Les planeurs, quant à eux, sont d’abord propulsés par un lanceur qui leur confère une vitesse supersonique les conduisant hors de l’atmosphère où ils franchissent de longues distances sans frottement. Une fois séparés du lanceur, ils rentrent dans l’atmosphère. À ce stade, l’appareil plane sans propulsion, en utilisant uniquement son énergie cinétique et les forces aérodynamiques. Sa forme plate et profilée génère de la portance et il peut effectuer des rebonds dans l’atmosphère, similaires à des montagnes russes: il plonge, prend de la vitesse, puis remonte en altitude en transformant sa vitesse en énergie potentielle.
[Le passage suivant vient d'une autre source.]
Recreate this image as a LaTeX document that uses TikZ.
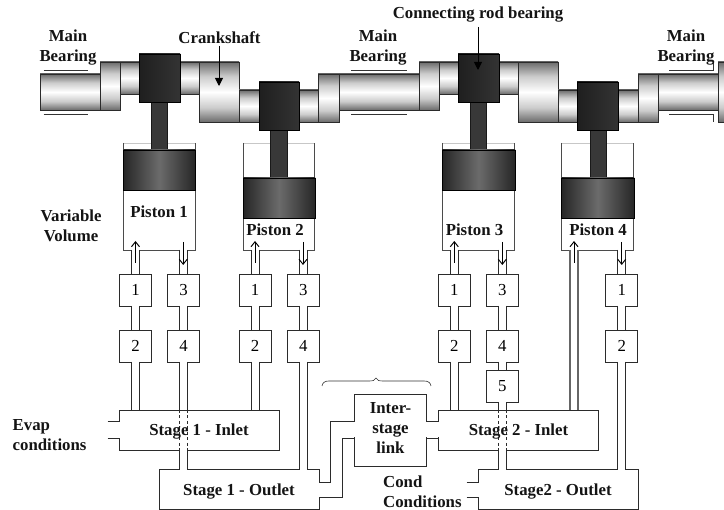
\documentclass[tikz,border=0pt]{standalone}
\usepackage{fontspec}
\setmainfont{Liberation Serif}
\usetikzlibrary{arrows.meta}
\definecolor{ln}{HTML}{2B2B2B}
\pgfdeclareverticalshading{shaftshade}{100bp}{color(0bp)=(black!58); color(25bp)=(black!58); color(37bp)=(black!20); color(50bp)=(white); color(63bp)=(black!20); color(75bp)=(black!58); color(100bp)=(black!58)}
\tikzset{
  x=1pt,y=-1pt,
  lbl/.style={font=\bfseries\fontsize{16.8}{20}\selectfont,align=center,inner sep=0pt,text=black!92},
  lbll/.style={lbl,align=left},
  box/.style={draw=ln,line width=.9pt,fill=white,inner sep=0pt,outer sep=0pt,minimum width=32pt,minimum height=32pt,font=\fontsize{16.8}{20}\selectfont},
  stagebox/.style={draw=ln,line width=.9pt,fill=white,inner sep=0pt,outer sep=0pt,minimum width=159.5pt,minimum height=40pt},
  cyl/.style={inner sep=0pt,outer sep=0pt,minimum width=71.5pt,minimum height=107pt},
  wall/.style={draw=ln!85,line width=.9pt},
  pipeline/.style={draw=ln,line width=.9pt},
  shaft/.style={draw=ln,line width=.9pt,shading=shaftshade},
  bearing/.style={draw=black,line width=.9pt,left color=black!88,right color=black!80},
  rodp/.style={draw=black!90,line width=.9pt,fill=black!78},
  pist/.style={draw=black,line width=.9pt,left color=black!85,right color=black!85,middle color=black!58},
  flow/.style={line width=.95pt,black,-{Straight Barb[length=5pt,width=8pt]}},
  callout/.style={line width=.9pt,black,-{Triangle[length=8pt,width=8pt]}},
  bline/.style={line width=.7pt,black!80}
}
% rectangle helper
\newcommand\seg[5][shaft]{\path[#1] (#2,#3) rectangle (#4,#5);}
% vertical pipe of centre x #3 from the bottom of node #1 to the top of node #2
\newcommand\vpipe[3]{%
  \fill[white] ({#3-4},0 |- #1.south) rectangle ({#3+4},0 |- #2.north);
  \draw[pipeline] ({#3-4},0 |- #1.south) -- ({#3-4},0 |- #2.north);
  \draw[pipeline] ({#3+4},0 |- #1.south) -- ({#3+4},0 |- #2.north);
}
% dashed part of a pipe crossing node #1, then solid down to node #2
\newcommand\crosspipe[3]{%
  \draw[pipeline,dash pattern=on 3pt off 2.5pt] ({#3-4},0 |- #1.north) -- ({#3-4},0 |- #1.south);
  \draw[pipeline,dash pattern=on 3pt off 2.5pt] ({#3+4},0 |- #1.north) -- ({#3+4},0 |- #1.south);
  \vpipe{#1}{#2}{#3}
}
% cylinder open at the top
\newcommand\cylinder[3]{%
  \node[cyl] (#1) at (#2,#3) {};
  \draw[black!22,line width=.8pt] (#1.north west) -- (#1.north east);
  \draw[wall] (#1.north west) -- (#1.south west) -- (#1.south east) -- (#1.north east);
}
\begin{document}
\begin{tikzpicture}
\useasboundingbox (0,0) rectangle (724,510);
\fill[white] (0,0) rectangle (724,510);
% cylinders
\cylinder{c1}{159.25}{196.5}
\cylinder{c2}{279}{196.5}
\cylinder{c3}{478.5}{196.5}
\cylinder{c4}{597.5}{196.5}
% rods
\seg[rodp]{151}{100}{167}{151}
\seg[rodp]{270.5}{128}{287}{179}
\seg[rodp]{470}{100}{486}{151}
\seg[rodp]{590}{128}{606}{179}
% pistons
\seg[pist]{123.5}{150}{195}{190.7}
\seg[pist]{243}{178}{315}{218.7}
\seg[pist]{442}{150}{515}{190.7}
\seg[pist]{561.5}{178}{634}{218.7}
% crankshaft
\seg{40}{74}{100}{110}
\seg{100}{62}{120}{110}
\seg{120}{62}{139}{94}
\seg{180}{62}{199}{94}
\seg{199}{62}{239}{122}
\seg{239}{90}{259}{122}
\seg{299}{90}{318}{122}
\seg{318}{74}{339}{122}
\seg{339}{74}{419}{110}
\seg{419}{62}{439}{110}
\seg{439}{62}{458}{94}
\seg{499}{62}{518}{94}
\seg{518}{62}{558}{122}
\seg{558}{90}{577}{122}
\seg{618}{90}{638}{122}
\seg{638}{74}{658}{122}
\seg{658}{74}{718}{110}
\seg{718}{62}{726}{122}
% rod bearings
\seg[bearing]{139}{54}{180}{102}
\seg[bearing]{259}{82}{299}{130}
\seg[bearing]{458}{54}{499}{102}
\seg[bearing]{577}{82}{618}{130}
% main bearing marks
\draw[bline] (43.5,70.5) -- (88,70.5) (43.5,114.5) -- (88,114.5);
\draw[bline] (351,70.5) -- (406.5,70.5) (351,114.5) -- (406.5,114.5);
\draw[bline] (669,70.5) -- (713.7,70.5) -- (713.7,63.5);
\draw[bline] (669,114.5) -- (713.7,114.5) -- (713.7,122.5);
% stage boxes
\node[stagebox] (s1i) at (199.5,430) {};
\node[stagebox] (s1o) at (239.25,489.7) {};
\node[stagebox] (s2i) at (518.25,430) {};
\node[stagebox] (s2o) at (558.25,489.7) {};
\node[box,minimum width=72.5pt,minimum height=72pt] (il) at (390.5,430) {};
% valve boxes
\node[box] (a1) at (135.5,290) {1};
\node[box] (a2) at (135.5,346) {2};
\node[box] (a3) at (183.5,290) {3};
\node[box] (a4) at (183.5,346) {4};
\node[box] (b1) at (255,290) {1};
\node[box] (b2) at (255,346) {2};
\node[box] (b3) at (303.2,290) {3};
\node[box] (b4) at (303.2,346) {4};
\node[box] (d1) at (454.3,290) {1};
\node[box] (d2) at (454.3,346) {2};
\node[box] (d3) at (502.3,290) {3};
\node[box] (d4) at (502.3,346) {4};
\node[box] (d5) at (502.3,386.2) {5};
\node[box] (e1) at (621.8,290) {1};
\node[box] (e2) at (621.8,346) {2};
% pipes
\vpipe{c1}{a1}{135.5}\vpipe{a1}{a2}{135.5}\vpipe{a2}{s1i}{135.5}
\vpipe{c1}{a3}{183.5}\vpipe{a3}{a4}{183.5}\vpipe{a4}{s1i}{183.5}
\crosspipe{s1i}{s1o}{183.5}
\vpipe{c2}{b1}{255}\vpipe{b1}{b2}{255}\vpipe{b2}{s1i}{255}
\vpipe{c2}{b3}{303.2}\vpipe{b3}{b4}{303.2}\vpipe{b4}{s1o}{303.2}
\vpipe{c3}{d1}{454.3}\vpipe{d1}{d2}{454.3}\vpipe{d2}{s2i}{454.3}
\vpipe{c3}{d3}{502.3}\vpipe{d3}{d4}{502.3}\vpipe{d4}{d5}{502.3}\vpipe{d5}{s2i}{502.3}
\crosspipe{s2i}{s2o}{502.3}
\vpipe{c4}{e1}{621.8}\vpipe{e1}{e2}{621.8}\vpipe{e2}{s2o}{621.8}
\fill[white] (570,250.5) rectangle (578,409.5);
\draw[black!60,line width=1.3pt] (570,250) -- (570,0 |- s2i.north) (578,250) -- (578,0 |- s2i.north);
% side ports
\fill[white] (119,422.2) rectangle (121,437.6);
\draw[pipeline] (107.5,421.7) -- (s1i.west |- 0,421.7) (107.5,438) -- (s1i.west |- 0,438);
\fill[white] (318,482.5) rectangle (320,497);
\draw[pipeline] (s1o.east |- 0,482) -- (330.5,482) -- (330.5,421.2) -- (il.west |- 0,421.2);
\draw[pipeline] (s1o.east |- 0,497.5) -- (342.5,497.5) -- (342.5,438) -- (il.west |- 0,438);
\fill[white] (353.5,421.7) rectangle (355,437.5);
\fill[white] (426,421.7) rectangle (439.5,437.5);
\draw[pipeline] (il.east |- 0,421.4) -- (s2i.west |- 0,421.4) (il.east |- 0,438) -- (s2i.west |- 0,438);
\fill[white] (477.5,482.5) rectangle (479.5,497);
\draw[pipeline] (466.5,482) -- (s2o.west |- 0,482) (466.5,497.5) -- (s2o.west |- 0,497.5);
% brace
\draw[line width=.6pt,black!80] (322,386) .. controls (322.5,382.5) and (325,381) .. (329,381) -- (369,381) .. controls (373,381) and (375,380.5) .. (376,378) .. controls (377,380.5) and (379,381) .. (383,381) -- (424,381) .. controls (428,381) and (430.5,382.5) .. (431,386);
% flow arrows
\foreach \xx in {135.5,255,454.3,574} \draw[flow] (\xx,263) -- (\xx,241);
\foreach \xx in {183.2,303,502.3,621.7} \draw[flow] (\xx,242) -- (\xx,265);
% labels
\node[lbl] (t1) at (68,48) {Main\\Bearing};
\node[lbl] (t2) at (378,48) {Main\\Bearing};
\node[lbl] (t3) at (686,48) {Main\\Bearing};
\node[lbl] (t4) at (219.5,38) {Crankshaft};
\node[lbl] (t5) at (478,15) {Connecting rod bearing};
\coordinate (ca) at (219,86);
\coordinate (cb) at (478,70);
\draw[callout] (219,46) -- (ca);
\draw[callout] (478,27) -- (cb);
\node[lbl] (t6) at (71,226) {Variable\\Volume};
\node[lbl] (p1) at (159,212) {Piston 1};
\node[lbl] (p2) at (275,230) {Piston 2};
\node[lbl] (p3) at (474.5,230) {Piston 3};
\node[lbl] (p4) at (598,230) {Piston 4};
\node[lbl] (s1) at (199,432) {Stage 1 - Inlet};
\node[lbl] (s2) at (239,492) {Stage 1 - Outlet};
\node[lbl] (s3) at (518.5,432) {Stage 2 - Inlet};
\node[lbl] (s4) at (558,492) {Stage2 - Outlet};
\node[lbl] (s5) at (390.5,428) {Inter-\\stage\\link};
\node[lbll,anchor=west] (t7) at (12.5,435.5) {Evap\\conditions};
\node[lbll,anchor=west] (t8) at (383,492) {Cond\\Conditions};
\end{tikzpicture}
\end{document}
Ses capacités à manœuvrer lui permettent également de changer de direction à grande vitesse, ce qui rend son interception difficile.
La précision de ces armes est redoutable: selon une note de l’Institut français des relations internationales (Ifri), un essai du planeur américain C-HGB en 2020 aurait permis de frapper à 15 cm du point visé après un vol de 4000 kilomètres. L’une des difficultés physiques rencontrées pour la mise au point de ces armes est celle du « mur de la chaleur »: les frottements de l’air échauffent les véhicules jusqu’à plus de 700 °C à Mach 5, et 3700 °C à Mach 12 ! Cela nécessite d’utiliser des matériaux avancés comme les céramiques composites ou des systèmes de réfraction ou de refroidissement actif. D’autant que cette chaleur excessive les rend détectables par les capteurs infrarouges de satellites ou d’avions. Très coûteuses, ces nouvelles armes pourraient être seulement utilisées pour des cibles stratégiques comme des porte-avions ou des boucliers antimissiles.